Key highlights of the 3QFY24 Result
Strong performance; In-line with our expectation
The Company during quarter reported 90%/150% YoY growth in consolidated net sales and profit to Rs 99.5 cr and Rs 29.8 cr respectively. The EBITDA margin for the quarter expanded by more than 1,000 bps to 42.7%. The growth is driven by strong execution supported by robust order book. The performance is broadly as per our expectations and we believe, the company may outperform its own guidance of Rs 450 cr plus topline for FY24.
Solid order book; Healthy medium term revenue visibility:
The company has a strong order book Rs 1,434 cr which is 3.8x of its 9MFY24 annualised earnings thus offering healthy revenue visibility for medium term. The order book comprises of 35% export and rest domestic. The management expects more orders to flow in during 4th quarter. We expect the full year FY24 revenue to cross Rs 500 cr milestone.
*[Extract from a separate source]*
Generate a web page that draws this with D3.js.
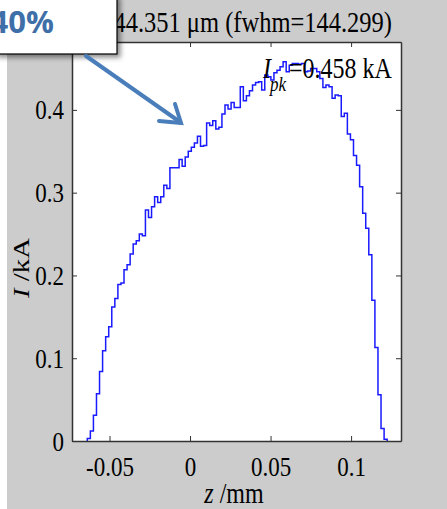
<!DOCTYPE html>
<html>
<head>
<meta charset="utf-8">
<script src="https://cdn.jsdelivr.net/npm/d3@7"></script>
<style>
  body { margin: 0; background: #fff; }
  text { font-family: "Liberation Serif", "Times New Roman", serif; fill: #000; }
  .tall { transform-box: fill-box; transform-origin: center; transform: scaleY(1.2); }
</style>
</head>
<body>
<svg id="chart" width="447" height="509"></svg>
<script>
// current profile, one value per bin (kA)
var binStart = -0.0638, binWidth = 0.0019;
var current = [
  0.003, 0.012, 0.031, 0.057, 0.084, 0.109, 0.126, 0.138, 0.162, 0.172,
  0.189, 0.191, 0.207, 0.213, 0.226, 0.238, 0.242, 0.250, 0.248, 0.279,
  0.270, 0.283, 0.295, 0.288, 0.295, 0.309, 0.305, 0.330, 0.330, 0.330,
  0.340, 0.332, 0.343, 0.350, 0.355, 0.360, 0.368, 0.356, 0.357, 0.384,
  0.381, 0.387, 0.377, 0.379, 0.395, 0.406, 0.401, 0.409, 0.403, 0.403,
  0.428, 0.411, 0.417, 0.423, 0.430, 0.433, 0.434, 0.424, 0.442, 0.440,
  0.436, 0.445, 0.448, 0.452, 0.458, 0.446, 0.454, 0.456, 0.456, 0.455,
  0.456, 0.446, 0.447, 0.450, 0.450, 0.446, 0.438, 0.427, 0.430, 0.428,
  0.414, 0.418, 0.417, 0.392, 0.396, 0.371, 0.364, 0.345, 0.333, 0.307,
  0.275, 0.257, 0.225, 0.170, 0.113, 0.056, 0.015, 0.002
];
var xTicks = [-0.05, 0, 0.05, 0.1];
var xTickLabels = ["-0.05", "0", "0.05", "0.1"];
var yTicks = [0, 0.1, 0.2, 0.3, 0.4];
var yTickLabels = ["0", "0.1", "0.2", "0.3", "0.4"];
var titleText = "\u03c3\u2082=144.351 \u03bcm (fwhm=144.299)";
var peakValue = "=0.458 kA";
var noteText = "40%";

var svg = d3.select("#chart");
var W = 447, H = 509;
var m = {left: 72, right: 401, top: 42, bottom: 441};

// figure background
svg.append("rect").attr("x", 7).attr("y", 0).attr("width", W - 7).attr("height", H).attr("fill", "#cccccc");

var x = d3.scaleLinear().domain([-0.0733, 0.131]).range([m.left, m.right]);
var y = d3.scaleLinear().domain([0, 0.482]).range([m.bottom, m.top]);

svg.append("rect")
  .attr("x", m.left).attr("y", m.top)
  .attr("width", m.right - m.left).attr("height", m.bottom - m.top)
  .attr("fill", "#fff");

// step line
var pts = [[binStart, 0]];
current.forEach(function(v, i) { pts.push([binStart + i * binWidth, v]); });
pts.push([binStart + current.length * binWidth, 0]);

var line = d3.line()
  .x(function(d) { return x(d[0]); })
  .y(function(d) { return y(d[1]); })
  .curve(d3.curveStepAfter);

svg.append("path").datum(pts)
  .attr("d", line)
  .attr("fill", "none")
  .attr("stroke", "#1a1aff")
  .attr("stroke-width", 1.5);

// axes, MATLAB style inward ticks
function styleAxis(g) {
  g.select(".domain").attr("stroke", "#333").attr("stroke-width", 1.5);
  g.selectAll(".tick line").attr("stroke", "#333").attr("stroke-width", 1);
  g.selectAll("text").attr("font-family", "Liberation Serif").attr("font-size", 23)
    .attr("fill", "#000").attr("class", "tall");
}

var xAxis = svg.append("g").attr("transform", "translate(0," + m.bottom + ")")
  .call(d3.axisBottom(x).tickValues(xTicks).tickSize(-5).tickSizeOuter(0)
    .tickFormat(function(d, i) { return xTickLabels[i]; }));
styleAxis(xAxis);
xAxis.selectAll("text").attr("y", 17);

var yAxis = svg.append("g").attr("transform", "translate(" + m.left + ",0)")
  .call(d3.axisLeft(y).tickValues(yTicks).tickSize(-5).tickSizeOuter(0)
    .tickFormat(function(d, i) { return yTickLabels[i]; }));
styleAxis(yAxis);
yAxis.selectAll("text").attr("x", -8);

var xTop = svg.append("g").attr("transform", "translate(0," + m.top + ")")
  .call(d3.axisTop(x).tickValues(xTicks).tickSize(-5).tickSizeOuter(0).tickFormat(""));
styleAxis(xTop);

var yRight = svg.append("g").attr("transform", "translate(" + m.right + ",0)")
  .call(d3.axisRight(y).tickValues(yTicks).tickSize(-5).tickSizeOuter(0).tickFormat(""));
styleAxis(yRight);

// title (left part sits under the callout box)
svg.append("text").attr("x", 392).attr("y", 30).attr("class", "tall")
  .attr("text-anchor", "end").attr("font-size", 24.5)
  .text(titleText);

// axis labels
var xl = svg.append("text").attr("x", 234).attr("y", 501).attr("class", "tall")
  .attr("text-anchor", "middle").attr("font-size", 24);
xl.append("tspan").attr("font-style", "italic").text("z");
xl.append("tspan").text(" /mm");

var yl = svg.append("text")
  .attr("transform", "translate(29,268) rotate(-90) scale(1.2,1)")
  .attr("text-anchor", "middle").attr("font-size", 24);
yl.append("tspan").attr("font-style", "italic").text("I");
yl.append("tspan").text(" /kA");

// peak annotation
svg.append("text").attr("x", 263).attr("y", 76).attr("font-size", 24).attr("class", "tall")
  .attr("font-style", "italic").text("I");
svg.append("text").attr("x", 270).attr("y", 90).attr("font-size", 17).attr("class", "tall")
  .attr("font-style", "italic").text("pk");
svg.append("text").attr("x", 289).attr("y", 76).attr("font-size", 24).attr("class", "tall")
  .text(peakValue);

// callout box with arrow
var defs = svg.append("defs");
var f = defs.append("filter").attr("id", "shadow").attr("x", "-20%").attr("y", "-20%").attr("width", "150%").attr("height", "160%");
f.append("feDropShadow").attr("dx", 3).attr("dy", 3).attr("stdDeviation", 2.5).attr("flood-color", "#000").attr("flood-opacity", 0.45);

svg.append("rect").attr("x", -5).attr("y", -5).attr("width", 122).attr("height", 59)
  .attr("fill", "#fff").attr("stroke", "#000").attr("stroke-width", 1.2)
  .attr("filter", "url(#shadow)");
svg.append("text").attr("x", 54).attr("y", 33).attr("text-anchor", "end")
  .style("font-family", "'Open Sans', 'Noto Sans', sans-serif")
  .attr("font-weight", "bold").attr("font-size", 31).style("fill", "#3f6fa8")
  .text(noteText);

var arrowColor = "#4a7ebb";
svg.append("line").attr("x1", 86).attr("y1", 56).attr("x2", 180).attr("y2", 122)
  .attr("stroke", arrowColor).attr("stroke-width", 4).attr("stroke-linecap", "round");
svg.append("path").attr("d", "M159,121 L181,123 L175,104")
  .attr("fill", "none").attr("stroke", arrowColor).attr("stroke-width", 4)
  .attr("stroke-linejoin", "miter").attr("stroke-linecap", "round");
</script>
</body>
</html>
Guided for 50% CAGR in revenue between FY25E-FY28E:
The management is extremely positive on defence sector given ongoing geopolitical tensions on multiple fronts. For FY25, management expects Rs 900 cr plus revenue and 50% CAGR growth henceforth till FY28E. The export order which is 35% at present may surpass in overall order pie while anti-drone which is just a fraction of overall revenue may take a big leap from here.
Exploring for inorganic growth opportunities; To raise Rs 1,000 cr:
The management is also exploring the inorganic growth opportunities and has received board approval to raise up to Rs 1,000 cr through QIP or any other equity route. The maximum deal size would Rs 500 cr. Interestingly above growth projections does not include revenue flow from possible inorganic candidates.
Valuation still attractive; Maintain buy rating- Target Rs 994/-
At the current price, the company is trading at 51.6x/28.3x/22.1x of its FY24E/FY25E/FY26E earnings respectively. We maintained our buy rating on the stock with upgraded price target of Rs 994/- thus providing an upside potential of 24.2%.